> STATED PROBLEM: Show, in full, each line of the data that contains "script".

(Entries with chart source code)
++++++++
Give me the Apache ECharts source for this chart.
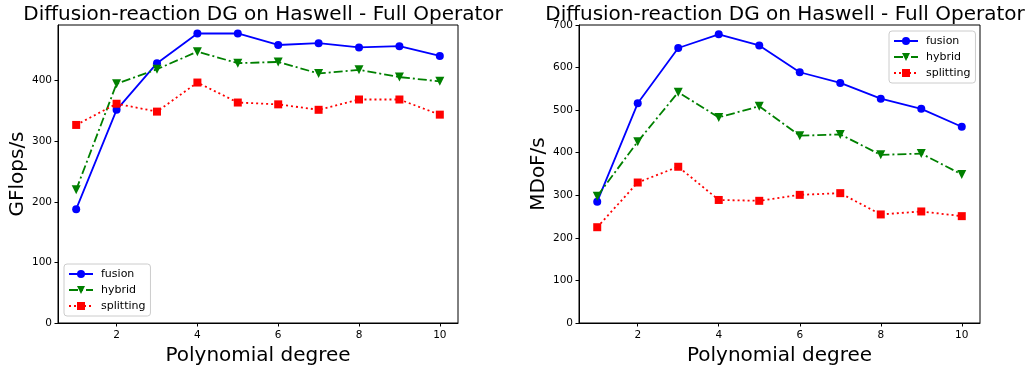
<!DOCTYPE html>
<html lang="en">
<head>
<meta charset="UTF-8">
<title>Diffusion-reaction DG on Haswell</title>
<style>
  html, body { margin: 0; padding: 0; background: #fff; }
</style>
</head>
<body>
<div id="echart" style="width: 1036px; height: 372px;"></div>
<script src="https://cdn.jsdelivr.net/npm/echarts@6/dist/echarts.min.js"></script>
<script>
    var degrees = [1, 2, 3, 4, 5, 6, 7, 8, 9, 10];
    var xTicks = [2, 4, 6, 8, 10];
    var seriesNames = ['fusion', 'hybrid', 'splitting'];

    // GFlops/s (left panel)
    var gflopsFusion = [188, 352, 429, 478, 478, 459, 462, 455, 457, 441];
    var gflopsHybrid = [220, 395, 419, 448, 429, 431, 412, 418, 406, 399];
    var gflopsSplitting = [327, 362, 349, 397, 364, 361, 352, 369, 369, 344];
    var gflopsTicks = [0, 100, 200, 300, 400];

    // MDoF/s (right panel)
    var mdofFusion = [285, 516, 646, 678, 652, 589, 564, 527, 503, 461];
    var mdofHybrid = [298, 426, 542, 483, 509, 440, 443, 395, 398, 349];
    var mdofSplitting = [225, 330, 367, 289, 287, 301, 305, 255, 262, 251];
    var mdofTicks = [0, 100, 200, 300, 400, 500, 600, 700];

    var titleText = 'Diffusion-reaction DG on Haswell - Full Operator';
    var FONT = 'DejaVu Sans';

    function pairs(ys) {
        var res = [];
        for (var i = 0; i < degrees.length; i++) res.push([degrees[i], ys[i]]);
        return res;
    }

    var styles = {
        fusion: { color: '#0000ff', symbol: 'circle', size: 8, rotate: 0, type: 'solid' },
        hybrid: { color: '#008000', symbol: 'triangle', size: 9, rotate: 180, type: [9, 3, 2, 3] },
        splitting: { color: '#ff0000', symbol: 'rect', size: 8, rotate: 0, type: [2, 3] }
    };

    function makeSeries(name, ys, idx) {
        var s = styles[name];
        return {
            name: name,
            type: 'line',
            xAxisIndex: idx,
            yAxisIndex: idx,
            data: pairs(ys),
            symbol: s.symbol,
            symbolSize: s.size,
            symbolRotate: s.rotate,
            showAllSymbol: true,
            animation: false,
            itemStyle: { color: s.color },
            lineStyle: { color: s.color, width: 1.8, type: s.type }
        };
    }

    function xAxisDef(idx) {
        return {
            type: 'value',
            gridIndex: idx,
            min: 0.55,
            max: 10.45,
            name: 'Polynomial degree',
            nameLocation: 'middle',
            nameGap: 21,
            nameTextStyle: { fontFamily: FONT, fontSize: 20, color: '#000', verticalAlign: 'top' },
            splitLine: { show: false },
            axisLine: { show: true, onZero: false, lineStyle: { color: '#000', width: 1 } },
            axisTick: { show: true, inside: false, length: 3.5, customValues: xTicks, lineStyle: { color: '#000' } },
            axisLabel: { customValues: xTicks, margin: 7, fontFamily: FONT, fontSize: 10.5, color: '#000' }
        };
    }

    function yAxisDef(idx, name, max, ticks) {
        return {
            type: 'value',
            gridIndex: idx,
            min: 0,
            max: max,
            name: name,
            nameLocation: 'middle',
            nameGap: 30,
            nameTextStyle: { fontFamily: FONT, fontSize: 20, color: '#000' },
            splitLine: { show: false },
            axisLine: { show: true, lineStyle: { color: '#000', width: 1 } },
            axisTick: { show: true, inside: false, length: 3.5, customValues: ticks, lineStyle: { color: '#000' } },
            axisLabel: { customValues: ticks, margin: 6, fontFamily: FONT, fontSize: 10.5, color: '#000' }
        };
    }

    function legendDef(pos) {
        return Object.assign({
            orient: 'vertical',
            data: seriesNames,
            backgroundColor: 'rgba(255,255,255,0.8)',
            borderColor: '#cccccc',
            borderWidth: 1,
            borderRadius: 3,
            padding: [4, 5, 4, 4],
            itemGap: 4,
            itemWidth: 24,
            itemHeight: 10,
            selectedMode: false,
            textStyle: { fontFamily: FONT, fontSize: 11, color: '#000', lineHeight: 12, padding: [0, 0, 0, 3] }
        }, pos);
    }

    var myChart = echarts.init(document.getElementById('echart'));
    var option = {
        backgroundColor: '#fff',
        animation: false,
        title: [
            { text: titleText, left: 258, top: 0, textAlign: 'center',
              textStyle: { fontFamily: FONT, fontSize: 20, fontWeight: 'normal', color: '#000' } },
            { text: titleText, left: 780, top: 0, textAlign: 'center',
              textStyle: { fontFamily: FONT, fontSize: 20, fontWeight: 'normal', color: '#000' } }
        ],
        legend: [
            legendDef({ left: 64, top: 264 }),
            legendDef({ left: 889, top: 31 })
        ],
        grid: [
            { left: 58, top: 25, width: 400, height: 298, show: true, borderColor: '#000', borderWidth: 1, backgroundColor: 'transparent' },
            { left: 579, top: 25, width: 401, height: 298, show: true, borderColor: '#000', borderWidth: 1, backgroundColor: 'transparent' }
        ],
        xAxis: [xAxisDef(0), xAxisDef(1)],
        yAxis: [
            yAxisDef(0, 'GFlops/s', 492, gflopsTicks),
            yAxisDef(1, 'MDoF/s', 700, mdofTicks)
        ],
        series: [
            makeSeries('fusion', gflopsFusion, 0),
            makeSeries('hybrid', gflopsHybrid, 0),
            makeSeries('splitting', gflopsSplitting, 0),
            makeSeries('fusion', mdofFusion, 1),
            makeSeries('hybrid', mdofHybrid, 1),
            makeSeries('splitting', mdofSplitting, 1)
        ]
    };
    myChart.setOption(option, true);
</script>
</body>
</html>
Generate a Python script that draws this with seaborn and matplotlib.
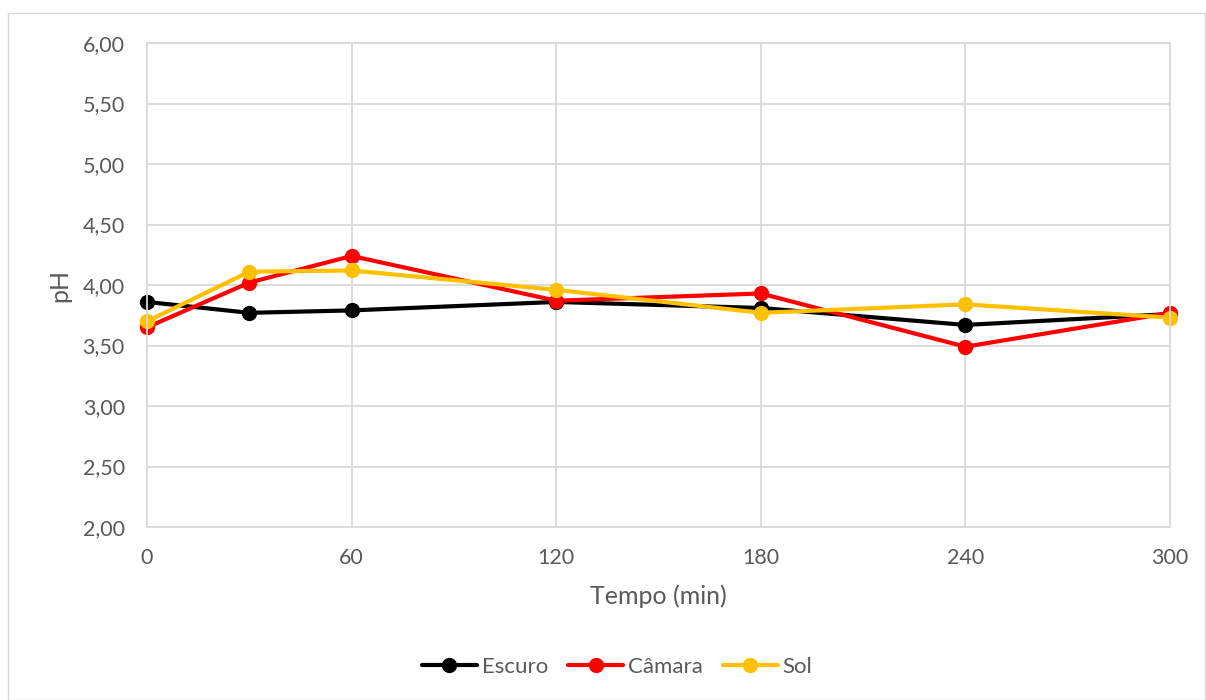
++++++++
> WRITTEN SOLUTION:
<script src="https://cdn.jsdelivr.net/npm/echarts@6/dist/echarts.min.js"></script>
<script>
</script>
Generate a Python script that draws this with seaborn and matplotlib.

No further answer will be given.